Places in the parish
As well as Stokenham the civil parish includes the settlements of Torcross, Beesands, Hallsands, Kellaton, Kernborough, Dunstone, Beeson and Chillington and Bickerton. It forms part of the district of South Hams.

History
The village of Stokenham was known in Saxon Times as Stoc or Stoc Hamme ("meaning Stoc meadows"). By the 13th century the town was called Stoke in Hamme. An electoral ward has the same name. The ward population at the 2011 census was 1,895.

In Mediaeval times St. Humbert the Confessor (d.1188AD) was locally venerated as patron saint in the town.

The area was known in the 19th century for the fine crabs, and in World War II local residents were evacuated from the area, on the eve of D-day.

Geography
To the east of the parish is Start Bay in the English Channel. The principal road in the parish is the A379 running between the nearest towns of Kingsbridge (to the west) and Dartmouth to the north.

Local landmarks

The parish church
The present church dates from 1431; an earlier Norman church predated it.
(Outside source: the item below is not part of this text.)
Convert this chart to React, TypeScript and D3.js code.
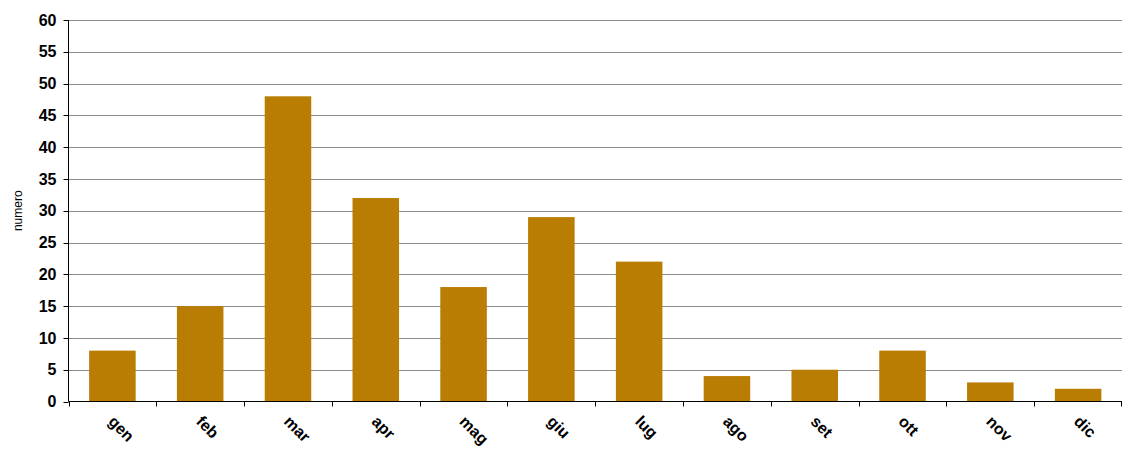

"The church as it stands today, is a fine example of the perpendicular style of medieval architecture. It is built on the side of a hill so that its whole length can be seen from below and is dedicated to St Michael and All Angels, which was common practice for churches standing on elevated sites. It was, however, dedicated to St Barnabas and prior to that to St Humbert the Confessor."

Stokenham manor house
Immediately to the east of the church is the site of Stokenham manor house, abandoned in 1585 but possibly dating back to at least the 12th century.

Local pub
The Tradesman's Arms is an imposing 14th-century, part-thatched pub and restaurant.

On the 27th of September 2021, a fire believed to have originated in the kitchen destroyed much of the pub alongside three neighbouring homes.